-- WHAT NEEDS TO BE DONE --
Copy all of the material exactly. Pictures are not to appear in the copy.
+++ DATASET SECTION
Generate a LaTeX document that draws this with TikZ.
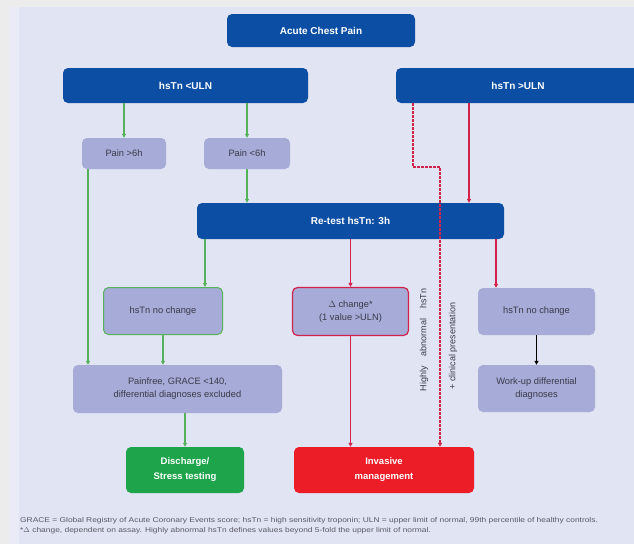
\documentclass[tikz,border=0pt]{standalone}
\usepackage{fontspec}
\setmainfont{Liberation Sans}
\newfontfamily\footfont[FakeStretch=1.2]{Liberation Sans}
\usetikzlibrary{arrows.meta}
\definecolor{outerbg}{HTML}{ECECEC}
\definecolor{panelbg}{HTML}{E1E4F2}
\definecolor{panelstrip}{HTML}{E9ECF7}
\definecolor{darkblue}{HTML}{0C4EA4}
\definecolor{lightbox}{HTML}{A6ABD7}
\definecolor{garr}{HTML}{56B15B}
\definecolor{rarr}{HTML}{D2234C}
\definecolor{okgreen}{HTML}{1EA54B}
\definecolor{alarmred}{HTML}{EC1D27}
\definecolor{boxtext}{HTML}{3A3A4A}
\definecolor{foot}{HTML}{5A5A66}
\tikzset{
  base/.style={rounded corners=5pt, align=center, inner sep=1pt},
  darkbox/.style={base, fill=darkblue, text=white, font=\fontsize{10}{12}\selectfont\bfseries},
  lbox/.style={base, fill=lightbox, text=boxtext, font=\fontsize{9.3}{13}\selectfont},
  gbox/.style={lbox, draw=garr, line width=1pt},
  rbox/.style={lbox, draw=rarr, line width=1.2pt},
  endgreen/.style={base, fill=okgreen, text=white, font=\fontsize{9.5}{15}\selectfont\bfseries},
  endred/.style={base, fill=alarmred, text=white, font=\fontsize{9.5}{15}\selectfont\bfseries},
  tip/.style={-{Triangle[length=4pt,width=4pt]}},
  garrow/.style={tip, draw=garr, line width=1.3pt},
  rarrow/.style={tip, draw=rarr, line width=1.3pt},
  karrow/.style={tip, draw=black, line width=1.3pt},
  dasharrow/.style={tip, draw=rarr, line width=1.2pt, dash pattern=on 2.5pt off 1.5pt},
  vlabel/.style={rotate=90, text=boxtext, font=\fontsize{9}{10}\selectfont, inner sep=0pt},
  footnote/.style={anchor=west, text=foot, font=\footfont\fontsize{7}{8}\selectfont, inner sep=0pt}
}
\begin{document}
\begin{tikzpicture}[x=1pt,y=-1pt]
\useasboundingbox (0,0) rectangle (634,544);
\begin{scope}
\clip (0,0) rectangle (634,544);
\fill[outerbg] (0,0) rectangle (634,544);
\fill[panelbg] (9,7) rectangle (634,544);
\fill[panelstrip] (9,7) rectangle (19,544);

% nodes
\node[darkbox, minimum width=188pt, minimum height=33pt] (acp) at (321,30.5) {Acute Chest Pain};
\node[darkbox, minimum width=245pt, minimum height=35pt] (hL) at (185.5,85.5) {hsTn <ULN};
\node[darkbox, minimum width=244pt, minimum height=35pt] (hR) at (518,85.5) {hsTn >ULN};
\node[lbox, minimum width=84pt, minimum height=31pt] (p1) at (124,153.5) {Pain >6h};
\node[lbox, minimum width=86pt, minimum height=31pt] (p2) at (247,153.5) {Pain <6h};
\node[darkbox, minimum width=307pt, minimum height=36pt] (rt) at (350.5,221) {Re-test hsTn: 3h};
\node[gbox, minimum width=119pt, minimum height=47pt] (nL) at (163,311) {hsTn no change};
\node[rbox, minimum width=116pt, minimum height=48pt] (dc) at (350.5,311.5) {$\Delta$ change*\\(1 value >ULN)};
\node[lbox, minimum width=117pt, minimum height=47pt] (nR) at (536.5,311.5) {hsTn no change};
\node[lbox, minimum width=209pt, minimum height=48pt] (pf) at (177.5,389) {Painfree, GRACE <140,\\differential diagnoses excluded};
\node[lbox, minimum width=117pt, minimum height=47pt] (wu) at (536.5,388.5) {Work-up differential\\diagnoses};
\node[endgreen, minimum width=118pt, minimum height=46pt] (dis) at (185,470) {Discharge/\\Stress testing};
\node[endred, minimum width=180pt, minimum height=46pt] (inv) at (384,470) {Invasive\\management};

% connectors
\draw[garrow] (p1.north |- hL.south) -- (p1.north);
\draw[garrow] (p2.north |- hL.south) -- (p2.north);
\draw[garrow] ([xshift=-36pt]p1.south) -- ([xshift=-36pt]p1.south |- pf.north);
\draw[garrow] (p2.south) -- (p2.south |- rt.north);
\draw[garrow] ([xshift=42pt]nL.north |- rt.south) -- ([xshift=42pt]nL.north);
\draw[garrow] (nL.south) -- (nL.south |- pf.north);
\draw[garrow] (dis.north |- pf.south) -- (dis.north);
\draw[rarrow] (dc.north |- rt.south) -- (dc.north);
\draw[rarrow] (dc.south) -- (dc.south |- inv.north);
\draw[rarrow] ([xshift=-49pt]hR.south) -- ([xshift=-49pt]hR.south |- rt.north);
\draw[rarrow] ([xshift=-40.5pt]nR.north |- rt.south) -- ([xshift=-40.5pt]nR.north);
\draw[karrow] (nR.south) -- (wu.north);

\coordinate (d1) at (413,167);
\coordinate (d2) at (440,167);
\draw[dasharrow] (hR.south -| d1) -- (d1) -- (d2) -- (d2 |- inv.north);

\node[vlabel] (vl1) at (424,340) {Highly\hspace{10pt}abnormal\hspace{10pt}hsTn};
\node[vlabel] (vl2) at (453,346) {+ clinical presentation};

\node[footnote] (f1) at (20,521) {GRACE = Global Registry of Acute Coronary Events score; hsTn = high sensitivity troponin; ULN = upper limit of normal, 99th percentile of healthy controls.};
\node[footnote] (f2) at (20,531) {*$\Delta$ change, dependent on assay. Highly abnormal hsTn defines values beyond 5-fold the upper limit of normal.};
\end{scope}
\end{tikzpicture}
\end{document}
++++++
-- SOLUTION FOR THIS TASK --
Generate a LaTeX document that draws this with TikZ.
\documentclass[tikz,border=0pt]{standalone}
\usepackage{fontspec}
\setmainfont{Liberation Sans}
\newfontfamily\footfont[FakeStretch=1.2]{Liberation Sans}
\usetikzlibrary{arrows.meta}
\definecolor{outerbg}{HTML}{ECECEC}
\definecolor{panelbg}{HTML}{E1E4F2}
\definecolor{panelstrip}{HTML}{E9ECF7}
\definecolor{darkblue}{HTML}{0C4EA4}
\definecolor{lightbox}{HTML}{A6ABD7}
\definecolor{garr}{HTML}{56B15B}
\definecolor{rarr}{HTML}{D2234C}
\definecolor{okgreen}{HTML}{1EA54B}
\definecolor{alarmred}{HTML}{EC1D27}
\definecolor{boxtext}{HTML}{3A3A4A}
\definecolor{foot}{HTML}{5A5A66}
\tikzset{
  base/.style={rounded corners=5pt, align=center, inner sep=1pt},
  darkbox/.style={base, fill=darkblue, text=white, font=\fontsize{10}{12}\selectfont\bfseries},
  lbox/.style={base, fill=lightbox, text=boxtext, font=\fontsize{9.3}{13}\selectfont},
  gbox/.style={lbox, draw=garr, line width=1pt},
  rbox/.style={lbox, draw=rarr, line width=1.2pt},
  endgreen/.style={base, fill=okgreen, text=white, font=\fontsize{9.5}{15}\selectfont\bfseries},
  endred/.style={base, fill=alarmred, text=white, font=\fontsize{9.5}{15}\selectfont\bfseries},
  tip/.style={-{Triangle[length=4pt,width=4pt]}},
  garrow/.style={tip, draw=garr, line width=1.3pt},
  rarrow/.style={tip, draw=rarr, line width=1.3pt},
  karrow/.style={tip, draw=black, line width=1.3pt},
  dasharrow/.style={tip, draw=rarr, line width=1.2pt, dash pattern=on 2.5pt off 1.5pt},
  vlabel/.style={rotate=90, text=boxtext, font=\fontsize{9}{10}\selectfont, inner sep=0pt},
  footnote/.style={anchor=west, text=foot, font=\footfont\fontsize{7}{8}\selectfont, inner sep=0pt}
}
\begin{document}
\begin{tikzpicture}[x=1pt,y=-1pt]
\useasboundingbox (0,0) rectangle (634,544);
\begin{scope}
\clip (0,0) rectangle (634,544);
\fill[outerbg] (0,0) rectangle (634,544);
\fill[panelbg] (9,7) rectangle (634,544);
\fill[panelstrip] (9,7) rectangle (19,544);

% nodes
\node[darkbox, minimum width=188pt, minimum height=33pt] (acp) at (321,30.5) {Acute Chest Pain};
\node[darkbox, minimum width=245pt, minimum height=35pt] (hL) at (185.5,85.5) {hsTn <ULN};
\node[darkbox, minimum width=244pt, minimum height=35pt] (hR) at (518,85.5) {hsTn >ULN};
\node[lbox, minimum width=84pt, minimum height=31pt] (p1) at (124,153.5) {Pain >6h};
\node[lbox, minimum width=86pt, minimum height=31pt] (p2) at (247,153.5) {Pain <6h};
\node[darkbox, minimum width=307pt, minimum height=36pt] (rt) at (350.5,221) {Re-test hsTn: 3h};
\node[gbox, minimum width=119pt, minimum height=47pt] (nL) at (163,311) {hsTn no change};
\node[rbox, minimum width=116pt, minimum height=48pt] (dc) at (350.5,311.5) {$\Delta$ change*\\(1 value >ULN)};
\node[lbox, minimum width=117pt, minimum height=47pt] (nR) at (536.5,311.5) {hsTn no change};
\node[lbox, minimum width=209pt, minimum height=48pt] (pf) at (177.5,389) {Painfree, GRACE <140,\\differential diagnoses excluded};
\node[lbox, minimum width=117pt, minimum height=47pt] (wu) at (536.5,388.5) {Work-up differential\\diagnoses};
\node[endgreen, minimum width=118pt, minimum height=46pt] (dis) at (185,470) {Discharge/\\Stress testing};
\node[endred, minimum width=180pt, minimum height=46pt] (inv) at (384,470) {Invasive\\management};

% connectors
\draw[garrow] (p1.north |- hL.south) -- (p1.north);
\draw[garrow] (p2.north |- hL.south) -- (p2.north);
\draw[garrow] ([xshift=-36pt]p1.south) -- ([xshift=-36pt]p1.south |- pf.north);
\draw[garrow] (p2.south) -- (p2.south |- rt.north);
\draw[garrow] ([xshift=42pt]nL.north |- rt.south) -- ([xshift=42pt]nL.north);
\draw[garrow] (nL.south) -- (nL.south |- pf.north);
\draw[garrow] (dis.north |- pf.south) -- (dis.north);
\draw[rarrow] (dc.north |- rt.south) -- (dc.north);
\draw[rarrow] (dc.south) -- (dc.south |- inv.north);
\draw[rarrow] ([xshift=-49pt]hR.south) -- ([xshift=-49pt]hR.south |- rt.north);
\draw[rarrow] ([xshift=-40.5pt]nR.north |- rt.south) -- ([xshift=-40.5pt]nR.north);
\draw[karrow] (nR.south) -- (wu.north);

\coordinate (d1) at (413,167);
\coordinate (d2) at (440,167);
\draw[dasharrow] (hR.south -| d1) -- (d1) -- (d2) -- (d2 |- inv.north);

\node[vlabel] (vl1) at (424,340) {Highly\hspace{10pt}abnormal\hspace{10pt}hsTn};
\node[vlabel] (vl2) at (453,346) {+ clinical presentation};

\node[footnote] (f1) at (20,521) {GRACE = Global Registry of Acute Coronary Events score; hsTn = high sensitivity troponin; ULN = upper limit of normal, 99th percentile of healthy controls.};
\node[footnote] (f2) at (20,531) {*$\Delta$ change, dependent on assay. Highly abnormal hsTn defines values beyond 5-fold the upper limit of normal.};
\end{scope}
\end{tikzpicture}
\end{document}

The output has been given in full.